There was already a church here when Bigod was cracking the whip across the back of his masons, as shown by a circular Saxon window in the north nave wall. But the great glory of the nave is the high west window, a beautiful hammerbeam roof overhead. The late medieval period was a wealthy one here, and we can be grateful that they decided not to rebuild the tower. Mind you, how anyone would ever be able to demolish such a thing is beyond me.

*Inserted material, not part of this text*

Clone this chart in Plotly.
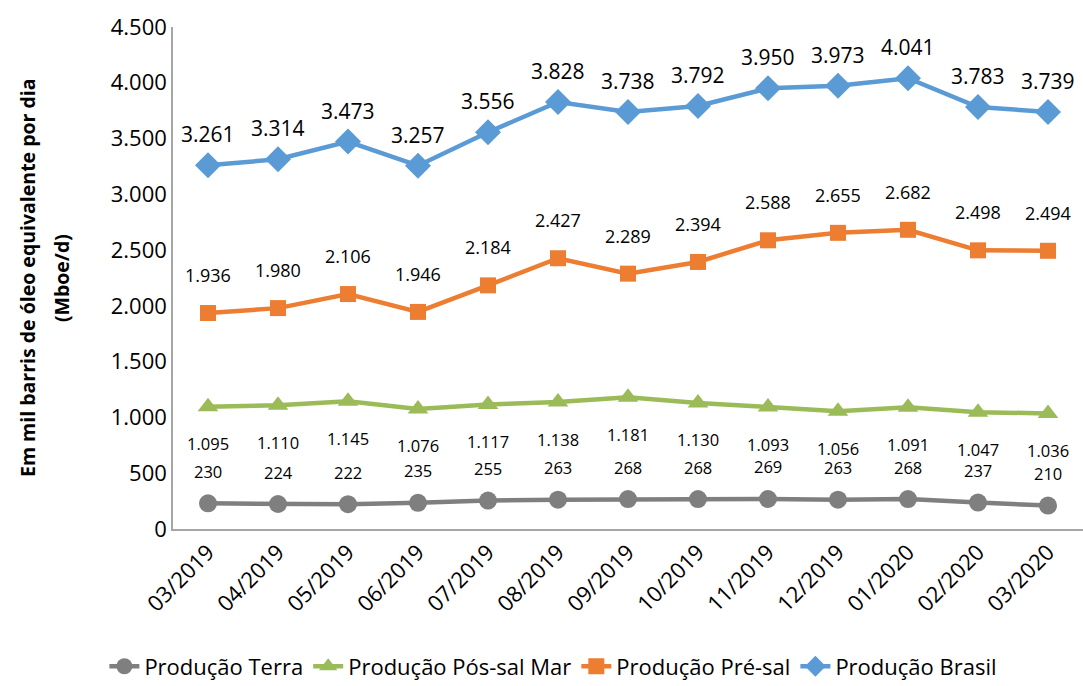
import plotly.graph_objects as go

meses = ["03/2019","04/2019","05/2019","06/2019","07/2019","08/2019","09/2019",
         "10/2019","11/2019","12/2019","01/2020","02/2020","03/2020"]
terra = [230,224,222,235,255,263,268,268,269,263,268,237,210]
pos_sal = [1095,1110,1145,1076,1117,1138,1181,1130,1093,1056,1091,1047,1036]
pre_sal = [1936,1980,2106,1946,2184,2427,2289,2394,2588,2655,2682,2498,2494]
brasil = [3261,3314,3473,3257,3556,3828,3738,3792,3950,3973,4041,3783,3739]
titulo_y = ["Em mil barris de óleo equivalente por dia", "(Mboe/d)"]

def fmt(v):
    return f"{v:,}".replace(",", ".")

FONT = "Open Sans"
fig = go.Figure()
series = [
    ("Produção Terra", terra, "#7F7F7F", "circle", 18, 32, 16.5),
    ("Produção Pós-sal Mar", pos_sal, "#9BBB59", "triangle-up", 18, -37, 16.5),
    ("Produção Pré-sal", pre_sal, "#ED7D31", "square", 16, 38, 18),
    ("Produção Brasil", brasil, "#5B9BD5", "diamond", 20, 31, 21),
]
for name, vals, col, sym, ms, shift, fs in series:
    fig.add_trace(go.Scatter(x=meses, y=vals, name=name, mode="lines+markers",
                             line=dict(color=col, width=4.5),
                             marker=dict(color=col, symbol=sym, size=ms)))
    for m, v in zip(meses, vals):
        fig.add_annotation(x=m, y=v, text=fmt(v), showarrow=False, yshift=shift,
                           font=dict(family=FONT, size=fs, color="#000"))

for txt, xp in zip(titulo_y, [-0.1604, -0.123]):
    fig.add_annotation(xref="paper", yref="paper", x=xp, y=0.5, text=f"<b>{txt}</b>",
                       textangle=-90, showarrow=False, xanchor="center", yanchor="middle",
                       font=dict(family=FONT, size=19.5, color="#000"))

fig.update_layout(
    width=1083, height=686, plot_bgcolor="white", paper_bgcolor="white",
    margin=dict(l=173, r=0, t=27, b=157, autoexpand=False),
    font=dict(family=FONT, color="#000"),
    showlegend=True,
    legend=dict(orientation="h", x=0.418, xanchor="center", y=-0.232, yanchor="top",
                font=dict(size=22, family=FONT), tracegroupgap=0),
)
fig.update_xaxes(range=[-0.5, 12.5], showline=True, linecolor="#A6A6A6", linewidth=1.5,
                 tickangle=-45, tickfont=dict(size=22, family=FONT), ticks="",
                 showgrid=False, automargin=False)
fig.update_yaxes(range=[0, 4500], tickvals=list(range(0, 4501, 500)),
                 ticktext=[fmt(v) for v in range(0, 4501, 500)],
                 showline=True, linecolor="#A6A6A6", linewidth=1.5, showgrid=False,
                 tickfont=dict(size=22, family=FONT), ticks="", zeroline=False,
                 automargin=False)
fig.write_html("out.html", config={"displayModeBar": False},
               post_script="document.body.style.margin='0px';")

Inside, a sympathetic 19th century restoration has left lots more evidence of 15th century activity. In the last few years the plaster has been removed at a lower level in the crossing and the chancel, revealing the stairway and a previously unknown doorway. There are late medieval bench ends, including a delightful one which may be a man or a woman with a cooking pot but has also been interpreted as a blacksmith. A dog steals a duck while a cat makes off with a rat, and there is also a splendid elephant with a castle on his back. The carver had obviously heard tell of such beasts, and may even have seen one (they were a common feature of medieval travelling circuses) but if he had then he did not have a very good memory, for he interpreted its trunk as a long beak. He also gave it hoofs.
The tracery font is near-identical to that at neighbouring North Lopham, and the east window of the south aisle, presumably by Powell & Sons, depicts the story of Dorcas. We see her giving clothes she has made to the poor, and then when she dies St Peter is shown examples of her needlework which impress him so much that in the third panel he brings her back to life. Dorcas was a popular subject at the time as an example of a virtuous and charitable woman, but perhaps it is not too fanciful to imagine this had a resonance locally because of the village's considerable weaving industry in the 18th and 19th centuries. In the top lights are St Peter and St Andrew, but in fact the medieval dedication of this church was to St Nicholas. Church dedications fell into disuse for the 250 years or so following the Reformation, and the enthusiastic, well-meaning but often inaccurate 18th century antiquarians who plundered the diocesan archives confused the dedication here with that at North Lopham, and swapped them over.